Additional Reading: Why is my credit score low?
Higher Credit Utilization ratio: Credit Utilization ratio is one of the main components of a credit score. Your earlier score would have been calculated as per your existing credit utilization ratio. However, if there has been a consistent increase in your credit utilization ratio your credit score would have dropped down. Higher utilization is an indicator of poor credit habits.
Missed a repayment: Credit scores are all about how efficiently you manage your existing credit. Repayments of loans are the cornerstones of good credit behavior and missing a couple of them will have a negative bearing on your credit score. It is quite common that we end up missing a due date. In such cases, it is good to inform your lender immediately that you have missed the due date and immediately pay up the missed EMI with penalties if any. This would do some damage control than totally missing the repayment.
Closed your existing credit relationships: The duration of the credit relationship with a lender also is one of the factors deciding your credit score. It gives a better view of how a person has been managing credit over an extended period of time. If you suddenly close one of the old credit card accounts because you got a better offer, the fact may not bode well for your credit score.
Availed new loans: Availing new loans or frequent loans over a small period of time will show an individual as a credit hungry person. Consequently, there is bound to be a drop-in credit score.
Additional Reading: 6 Reasons Why Your Credit Score is not Improving!

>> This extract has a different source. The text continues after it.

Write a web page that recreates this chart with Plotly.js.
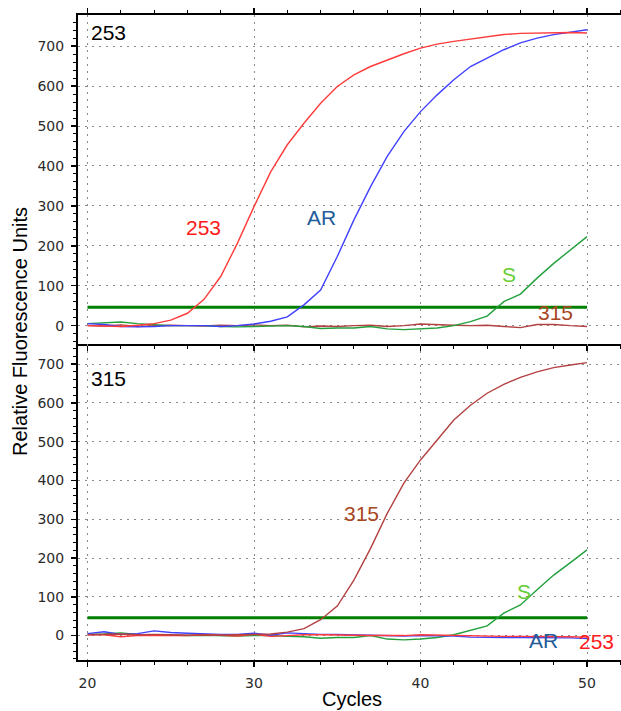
<!DOCTYPE html>
<html>
<head>
<meta charset="utf-8">
<script src="https://cdn.plot.ly/plotly-3.0.1.min.js"></script>
<style>
  html, body { margin: 0; padding: 0; background: #fff; }
  #chart { width: 621px; height: 711px; }
</style>
</head>
<body>
<div id="chart"></div>
<script>
// ---- data ----
const cycles = [20,21,22,23,24,25,26,27,28,29,30,31,32,33,34,35,36,37,38,39,40,41,42,43,44,45,46,47,48,49,50];

// Top panel (channel 253)
const top253 = [0,-1,-2,1,5,14,31,66,123,206,298,385,453,507,557,599,628,649,666,681,695,705,712,718,724,729,732,733,734,734,733];
const topAR  = [5,3,-2,-3,-2,0,0,0,-2,0,4,11,22,52,89,173,265,348,424,486,536,578,616,649,670,691,708,720,729,735,741];
const topS   = [5,7,9,5,2,0,0,0,-2,-3,-2,-1,0,-2,-7,-6,-6,-2,-8,-10,-8,-6,0,10,24,60,79,119,156,190,223];
const top315 = [0,-1,2,-2,0,1,0,-1,1,0,2,0,1,-3,-1,-2,0,1,-2,0,4,2,1,0,1,-2,-5,3,3,0,-2];

// Bottom panel (channel 315)
const bot315 = [2,3,4,2,3,2,1,2,1,2,3,4,9,18,41,76,143,225,315,393,453,504,556,594,625,648,666,680,691,698,704];
const botS   = [3,4,7,3,2,1,0,1,0,-1,0,0,-2,-3,-7,-5,-5,0,-9,-11,-9,-5,2,13,25,58,79,118,156,188,221];
const botAR  = [5,10,3,5,12,8,6,4,3,3,6,1,7,5,3,3,2,0,0,-1,0,0,-1,-4,-5,-5,-5,-5,-5,-6,-8];
const bot253 = [2,2,-3,0,0,1,0,2,1,-1,3,-2,0,2,2,1,0,0,0,0,2,1,0,0,-1,-2,-2,-2,-2,-3,-4];

// Threshold
const thresholdX = [20, 50];
const thresholdTop = 46;
const thresholdBot = 46;

const panelNames = ['253', '315'];
const xTickVals = [20, 30, 40, 50];
const xTickText = ['20', '30', '40', '50'];

// ---- styling ----
const C_RED = '#ff3b3b', C_BLUE = '#4040ff', C_GREEN = '#22a03c', C_BROWN = '#b34141', C_THR = '#008000';
const LW = 1.4;

function line(x, y, color, xa, ya, w) {
  return {x: x, y: y, type: 'scatter', mode: 'lines', xaxis: xa, yaxis: ya,
          line: {color: color, width: w || LW}, hoverinfo: 'skip', showlegend: false};
}

const traces = [
  line(thresholdX, thresholdX.map(() => thresholdTop), C_THR, 'x', 'y', 3),
  line(cycles, top315, C_BROWN, 'x', 'y'),
  line(cycles, topS, C_GREEN, 'x', 'y'),
  line(cycles, topAR, C_BLUE, 'x', 'y'),
  line(cycles, top253, C_RED, 'x', 'y'),
  line(thresholdX, thresholdX.map(() => thresholdBot), C_THR, 'x2', 'y2', 3),
  line(cycles, botS, C_GREEN, 'x2', 'y2'),
  line(cycles, botAR, C_BLUE, 'x2', 'y2'),
  line(cycles, bot253, C_RED, 'x2', 'y2'),
  line(cycles, bot315, C_BROWN, 'x2', 'y2'),
];

const XR = [19.43, 52.04];
const YR1 = [-46, 778], YR2 = [-63, 752];
const SPLIT = 0.4899;
const tickFont = {family: 'DejaVu Sans', size: 14, color: '#2a2a2a'};
const gridStyle = {showgrid: true, gridcolor: '#8a8a8a', gridwidth: 1, griddash: '2px,5px'};

function xAxis(anchor, labels, mirror) {
  return Object.assign({
    range: XR, anchor: anchor, tickmode: 'array', tickvals: xTickVals, ticktext: xTickText,
    showticklabels: labels, ticks: 'outside', ticklen: 5, tickwidth: 1.5, tickcolor: '#000',
    minor: {dtick: 2, tick0: 20, ticks: 'outside', ticklen: 3, tickwidth: 1, tickcolor: '#000', showgrid: false},
    showline: true, linecolor: '#000', linewidth: 2, mirror: mirror, zeroline: false,
    tickfont: tickFont, ticklabelstandoff: 4, fixedrange: true
  }, gridStyle);
}
function yAxis(anchor, domain, range) {
  return Object.assign({
    domain: domain, range: range, anchor: anchor, tick0: 0, dtick: 100,
    ticks: 'outside', ticklen: 5, tickwidth: 1.5, tickcolor: '#000',
    minor: {dtick: 20, tick0: 0, ticks: 'outside', ticklen: 3, tickwidth: 1, tickcolor: '#000', showgrid: false},
    showline: true, linecolor: '#000', linewidth: 2, zeroline: false,
    tickfont: tickFont, ticklabelstandoff: 4, fixedrange: true
  }, gridStyle);
}
// overlay axes to draw the inner half of the crossing ticks
function xInner(over, anchor, mirror) {
  return {overlaying: over, anchor: anchor, range: XR, tickmode: 'array', tickvals: xTickVals,
    showticklabels: false, ticks: 'inside', ticklen: 4, tickwidth: 1.5, tickcolor: '#000',
    minor: {dtick: 2, tick0: 20, ticks: 'inside', ticklen: 4, tickwidth: 1, tickcolor: '#000', showgrid: false},
    showgrid: false, zeroline: false, showline: false, mirror: mirror, fixedrange: true};
}
function yInner(over, anchor, range) {
  return {overlaying: over, anchor: anchor, range: range, tick0: 0, dtick: 100,
    showticklabels: false, ticks: 'inside', ticklen: 4, tickwidth: 1.5, tickcolor: '#000',
    minor: {dtick: 20, tick0: 0, ticks: 'inside', ticklen: 4, tickwidth: 1, tickcolor: '#000', showgrid: false},
    showgrid: false, zeroline: false, showline: false, fixedrange: true};
}

function ann(text, x, y, color, xref, yref, size) {
  return {text: text, x: x, y: y, xref: xref, yref: yref, showarrow: false,
          xanchor: 'center', yanchor: 'middle',
          font: {family: 'Liberation Sans, Arial, sans-serif', size: size || 21, color: color}};
}

const layout = {
  width: 621, height: 711,
  margin: {l: 78, r: 0, t: 15, b: 51},
  paper_bgcolor: '#fff', plot_bgcolor: '#fff',
  showlegend: false,
  xaxis: xAxis('y', false, 'ticks'),
  yaxis: yAxis('x', [SPLIT, 1], YR1),
  xaxis2: xAxis('y2', true, false),
  yaxis2: yAxis('x2', [0, SPLIT], YR2),
  xaxis3: xInner('x', 'y', 'ticks'),
  yaxis3: yInner('y', 'x', YR1),
  xaxis4: xInner('x2', 'y2', false),
  yaxis4: yInner('y2', 'x2', YR2),
  annotations: [
    ann(panelNames[0], 21.26, 733, '#000', 'x', 'y'),
    ann('253', 26.95, 245, '#ff1a1a', 'x', 'y'),
    ann('AR', 34.05, 270, '#1f5c99', 'x', 'y'),
    ann('S', 45.33, 127, '#66cc33', 'x', 'y'),
    ann('315', 48.08, 33, '#a8461e', 'x', 'y'),
    ann(panelNames[1], 21.27, 663, '#000', 'x2', 'y2'),
    ann('315', 36.45, 314, '#a8461e', 'x2', 'y2'),
    ann('S', 46.2, 114, '#66cc33', 'x2', 'y2'),
    ann('AR', 47.4, -12, '#1f5c99', 'x2', 'y2'),
    ann('253', 50.54, -15, '#ff1a1a', 'x2', 'y2'),
    Object.assign(ann('Relative Fluorescence Units', -0.107, 0.51, '#000', 'paper', 'paper', 20), {textangle: -90}),
    ann('Cycles', 0.5046, -0.0612, '#000', 'paper', 'paper', 20)
  ]
};

Plotly.newPlot('chart', traces, layout, {staticPlot: true, displayModeBar: false});
</script>
</body>
</html>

Errors in the credit score: There are some factors that affect your credit score which is beyond your control, like errors in the credit score. These errors may be due to wrong reporting from your lender's end. All lenders report information related to repayment, opening, and closure of credit account to the credit bureaus. A small error like using the term "Settled" instead of " Closed" brings a drop in your credit score. Missing a repayment can also have a similar effect.
There might also have been cases where your PAN was used for some other loan applications resulting in hard inquiries. This is what happened to the individual we talked about earlier. The PAN mismatches might have been intentional or due to oversight.
Key Takeaway
The only way anyone can prevent a drop-in credit score is by regularly checking your credit scores. So there is always enough time to take corrective action if there is a drop in credit score so that you can be creditworthy at all times.